Kaminer, a self-described equality or "individual rights feminist", was an early opponent of late 20th-century "protectionist" feminism, reflected in the movement to censor pornography, and of the "difference" feminism associated with Carol Gilligan. She critiqued "Feminism's Identity Crisis" in an October 1993 cover story for The Atlantic.

===ACLU===
Kaminer was a member of the board of the American Civil Liberties Union of Massachusetts from the early 1990s until June 2009. She was a national board member of the American Civil Liberties Union from 1999 until her term expired in June 2006. In 2003, during her tenure on the national board, she became a strong critic of the ACLU leadership and was centrally involved in a series of controversies, including the attempted ouster of the executive director, that culminated in a highly publicized effort to prohibit board members from criticizing the ACLU. In 2009 she published a book on her experience and views, called Worst Instincts: Cowardice, Conformity and the ACLU.

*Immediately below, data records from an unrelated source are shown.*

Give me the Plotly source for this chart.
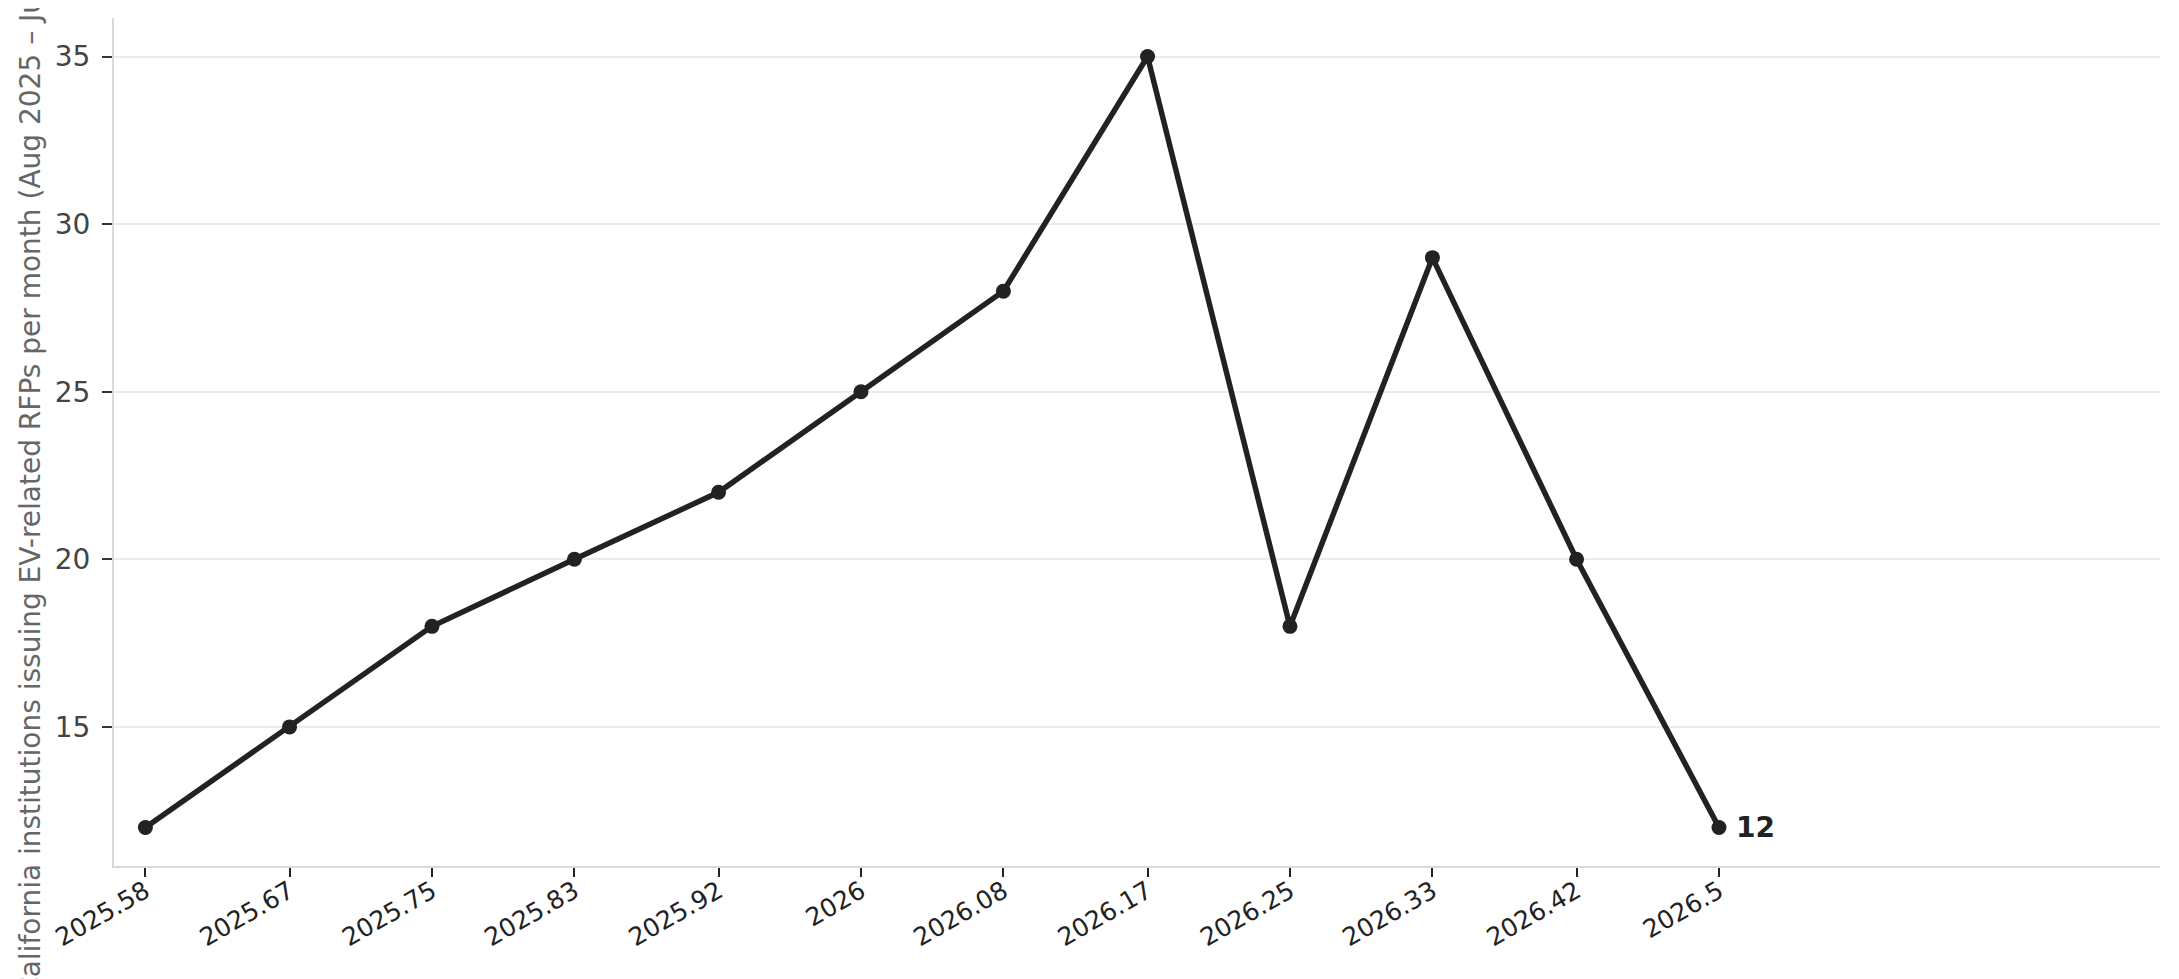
import plotly.graph_objects as go

# monthly EV-related RFP counts, Aug 2025 - Jul 2026 (decimal years)
months = [2025.583, 2025.667, 2025.75, 2025.833, 2025.917, 2026.0,
          2026.083, 2026.167, 2026.25, 2026.333, 2026.417, 2026.5]
rfps = [12, 15, 18, 20, 22, 25, 28, 35, 18, 29, 20, 12]
month_labels = ["2025.58", "2025.67", "2025.75", "2025.83", "2025.92", "2026",
                "2026.08", "2026.17", "2026.25", "2026.33", "2026.42", "2026.5"]
y_ticks = [15, 20, 25, 30, 35]

ink = "#222222"

fig = go.Figure()
fig.add_trace(go.Scatter(
    x=months, y=rfps,
    mode="lines+markers",
    line=dict(color=ink, width=5.5),
    marker=dict(color=ink, size=15),
    showlegend=False,
    hoverinfo="x+y",
))

# label the latest value
fig.add_annotation(
    x=months[-1], y=rfps[-1], text=f"<b>{rfps[-1]}</b>",
    showarrow=False, xanchor="left", yanchor="middle", xshift=15,
    font=dict(family="DejaVu Sans", size=28, color=ink),
)

# page body adds 8px around the figure, so size it to fit the window
fig.update_layout(
    width=2171, height=971,
    margin=dict(l=106, r=19, t=10, b=113),
    paper_bgcolor="white", plot_bgcolor="white",
    font=dict(family="DejaVu Sans", color="#444444"),
)

fig.update_xaxes(
    range=[2025.5647, 2026.757],
    tickvals=months, ticktext=month_labels, tickangle=-30,
    tickfont=dict(size=25, color=ink),
    ticks="outside", ticklen=9, tickwidth=2, tickcolor=ink,
    ticklabelstandoff=-10,
    showgrid=False, zeroline=False,
    showline=True, linecolor="#d9d9d9", linewidth=2,
)

fig.update_yaxes(
    range=[10.85, 36.15],
    tickvals=y_ticks,
    tickfont=dict(size=28, color="#444444"),
    ticks="outside", ticklen=10, tickwidth=2, tickcolor="#333333",
    ticklabelstandoff=6,
    showgrid=True, gridcolor="#ebebeb", gridwidth=2,
    zeroline=False,
    showline=True, linecolor="#d9d9d9", linewidth=2,
    title=dict(
        text="California institutions issuing EV-related RFPs per month (Aug 2025 – Jun 2026)",
        font=dict(size=28, color="#666666"),
        standoff=6,
    ),
)

fig.write_html("out.html")
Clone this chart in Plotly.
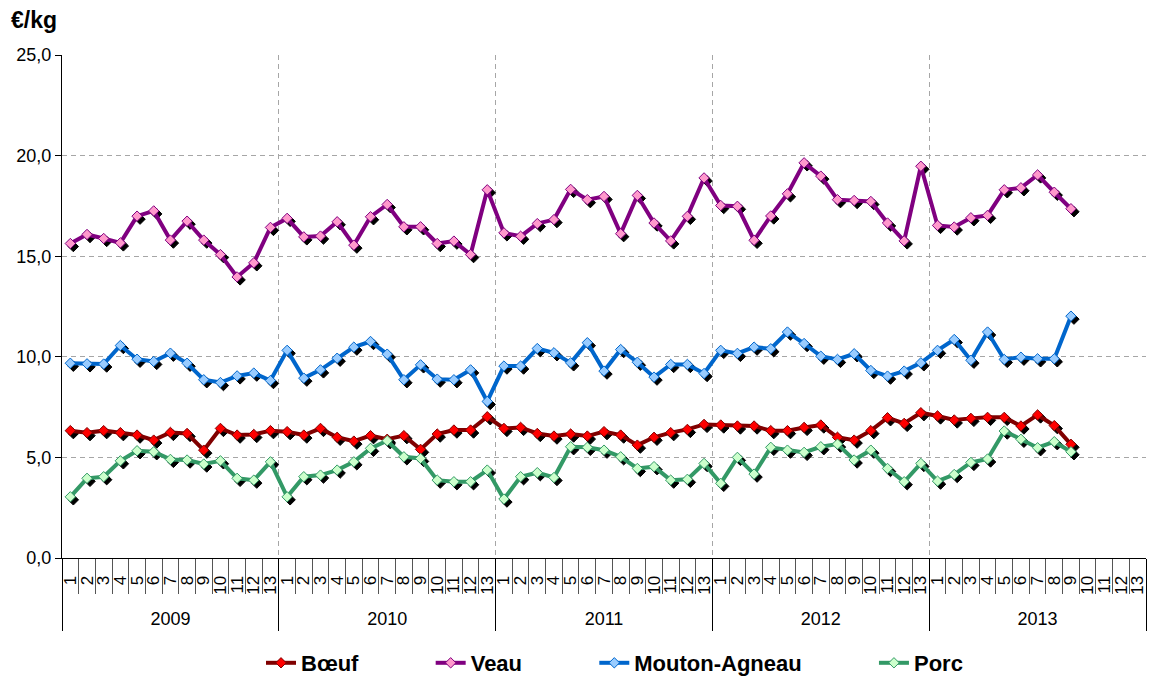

As of 2018, Kaminer still comments on the ACLU and what she believes is the appropriate relationship between protecting civil liberties and civil rights.

==Writings==
Kaminer, a former Guggenheim fellow, has published seven books in addition to Worst Instincts, including her landmark 1992 critique of self-help and the recovery movement, I'm Dysfunctional, You're Dysfunctional: The Recovery Movement and Other Self-Help Fashions. She has also written extensively about irrationalism, spiritualism, and the intersection of religion and politics in America, the subject of her 1999 book, Sleeping with Extra-Terrestrials: The Rise of Irrationalism and Perils of Piety. Her feminist writings include her 1990 book, A Fearful Freedom: Women's Flight from Equality, reviewing the historic conflict between equality and protectionism for women and exploring the legal and social pitfalls of protectionism. A former legal aid attorney, she is a staunch critic of the death penalty and the criminal justice system, the subject of It's all the Rage: Crime and Culture. She is also the author of Free for All: Defending Liberty in America Today; True Love Waits: Essays and Criticism; and Women Volunteering: the Pleasure, Pain, & Politics of Unpaid Work from 1830 to the Present (1984).

==Personal life==
On November 17, 2001 Kaminer married longtime companion Woody Kaplan. Kaplan, a former real estate developer, founded the Civil Liberties List (a political action committee) and was a full-time political and civil liberties activist. Kaplan was president of the Defending Dissent Foundation and chaired the advisory board of the Secular Coalition for America. Kaplan died on August 3, 2023 Kaminer is herself a member of the Secular Coalition advisory board. In 2001, Kaminer won the Humanist Pioneer Award from the American Humanist Association.